Importance Of After-School Academies Confirmed

SNOW HILL — With continued funding still an uncertainty, educators behind this year’s After School Academies briefed the Worcester County Board of Education last week on recent successes and the importance of the programs.

While academies vary by school, there is a county-wide focus on the fields of Science, Technology, Education, and Mathematics (STEM). There is also an equal interest in helping struggling students keep pace with their peers, as evidenced by Snow Hill Middle School’s (SHMS) Young Men United program.

“It’s something we sort of brainstormed and made fit for us at Snow Hill Middle,” said Principal Dr. Aaron Dale.

Entering its second year, the Young Men United program offers a host of educational and sports activates as well as field trips. This year the group will head to Salisbury University to examine the link between education and careers. In its first year, the program also sponsored a basketball team for students, with eligibility for the team dependent upon maintaining good grades and staying out of trouble.

Starting this year, Dale told the board that Young Men United will be adding a soccer club, also contingent upon students performing well in school. The incentives and support of Young Men United has already shown significant results, according to Dale.

“We’ve seen leaders emerge within the class,” he said, adding that teachers are also “really buying into this program.”

Dale described the pace the new program moved at last year as “a crawl” with Young Men United “walking” this year. He said that office referrals among group members are down significantly since prior to the program. Honor roll acceptance among Young Men United students is also on the rise with 14 of the 50 members last year receiving no grades below a C. Finally, tardy and absence numbers are down as well.

Board of Education member Bob Hulburd complimented Dale and SHMS on the strides made through Young Men United and acknowledged that boys sometimes have a harder time adjusting to an academic environment than girls.

“Some young men kind of get left behind,” Hulburd said.

Dale noted that while this may be accurate many girls have also started to express interest in Young Men United now that a soccer club has been added. After the success of last year and the strong start this fall, Dale told the board that the plan is to keep growing.

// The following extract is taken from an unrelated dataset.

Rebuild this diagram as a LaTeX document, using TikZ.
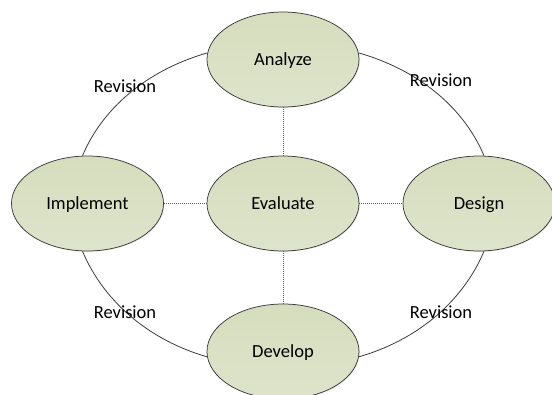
\documentclass[tikz,border=0pt]{standalone}
\usepackage{fontspec}
\setmainfont{Carlito}
\usetikzlibrary{shapes.geometric,shadows}
\definecolor{nodetop}{RGB}{214,221,189}
\definecolor{nodebot}{RGB}{222,228,203}
\definecolor{edgegray}{RGB}{60,60,60}
\definecolor{dotgray}{RGB}{90,90,90}
\tikzset{
  phase/.style={ellipse, draw=edgegray, line width=0.75pt, top color=nodetop, bottom color=nodebot,
    minimum width=152pt, minimum height=95pt, inner sep=0pt,
    text height=12pt, text depth=0pt,
    font=\fontsize{18.5}{22}\selectfont,
    drop shadow={shadow xshift=0.8pt, shadow yshift=-0.8pt, fill=black!20, opacity=0.5}},
  cycleline/.style={draw=edgegray, line width=0.8pt, looseness=0.9},
  dotline/.style={draw=dotgray, line width=0.7pt, dash pattern=on 1pt off 1pt},
  revlabel/.style={font=\fontsize{18.5}{22}\selectfont, inner sep=0pt}
}
\begin{document}
\begin{tikzpicture}[x=1pt,y=1pt]
\useasboundingbox (0,0) rectangle (552,-394);
\clip (0,0) rectangle (552,-394);
\fill[white] (0,0) rectangle (552,-394);
% nodes
\node[phase] (analyze)   at (283,-59.5) {Analyze};
\node[phase] (evaluate)  at (283,-203.5) {Evaluate};
\node[phase] (implement) at (87.5,-203.5) {Implement};
\node[phase] (design)    at (479,-203.5) {Design};
\node[phase] (develop)   at (283,-351.5) {Develop};
% outer cycle
\draw[cycleline] (analyze.175) to[out=196,in=67] (implement.96);
\draw[cycleline] (analyze.5) to[out=-16,in=113] (design.84);
\draw[cycleline] (implement.264) to[out=293,in=164] (develop.184);
\draw[cycleline] (design.276) to[out=247,in=16] (develop.356);
% dotted links
\draw[dotline] (analyze.south) -- (evaluate.north);
\draw[dotline] (evaluate.south) -- (develop.north);
\draw[dotline] (implement.east) -- (evaluate.west);
\draw[dotline] (evaluate.east) -- (design.west);
% labels
\node[revlabel] (rev1) at (125,-86) {Revision};
\node[revlabel] (rev2) at (441,-80) {Revision};
\node[revlabel] (rev3) at (125,-312) {Revision};
\node[revlabel] (rev4) at (441,-312) {Revision};
\end{tikzpicture}
\end{document}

“And then we’re going to continue to expand it each year,” he promised.
Other schools have also had noteworthy showings with their own academies and programs.

At Stephen Decatur Middle School (SDMS), Sweet Baking is one academy where a traditional home economics style club is receiving a STEM-based update. An emphasis on reading, math, and science concepts has been incorporated into the baking class and students like seventh grader Jessica Bennett say that Sweet Baking is more than just learning to use an oven.

“Baking is fun, and I am thinking about becoming a chef,” said Bennett. “For baking, you need to be able to read and follow directions, measure ingredients, and understand temperatures and timing.”

Other academies at county schools include Geometer’s Sketchpad Place, Lego Robotics, “Podcasting” web design, “Author, Author” creative writing, and Aviation School for model planes.

All of the academies are proving popular among students and parents, according to officials.

“Last year, 85 percent of our student body participated in at least one of the four After-School Academy sessions offered throughout the school year,” explained Jane Chisholm, Extended School Program Administrator at Pocomoke Middle School.

SHMS achieved 73 percent participation while SDMS had 60 percent.  

High school academies are not traditionally as well attended as those at the middle school level. However, Worcester’s numbers in that category are still substantial and even after that group is factored in, roughly 39 percent, or 2,600 county total students, participated in at least one ASA.

Despite the popularity of the programs the Board of Summer learned last summer that the Maryland State Department of Education (MSDE) chose not to renew two ASA grants that provided funding for programs at Pocomoke, Snow Hill, and Stephen Decatur Middle Schools as well as for the fourth grade academies at Buckingham Elementary School.

The MSDE funding represented about $638,000, money that the school system has been scrambling to make up for. A recent inter-budget funding transfer this fall has given ASA some breathing room while additional grant money can be sought for the second half of this school year and beyond.

Superintendent of Schools Dr. Jerry Wilson commented on the importance of the programs last week, citing the specific positive impact to sixth through eighth graders who tend to be at an important educational development stage.

“The middle school years are pivotal years for helping students connect personal interests and their passion for learning with possible career pathways,” said Wilson. “Our job as educators is to provide meaningful and rigorous coursework to prepare our students for post-secondary education, thus advancing their inevitable pursuit of a successful career in a global workforce. This is what is meant by a world-class education, and our ASA programs significantly contribute to that mission.”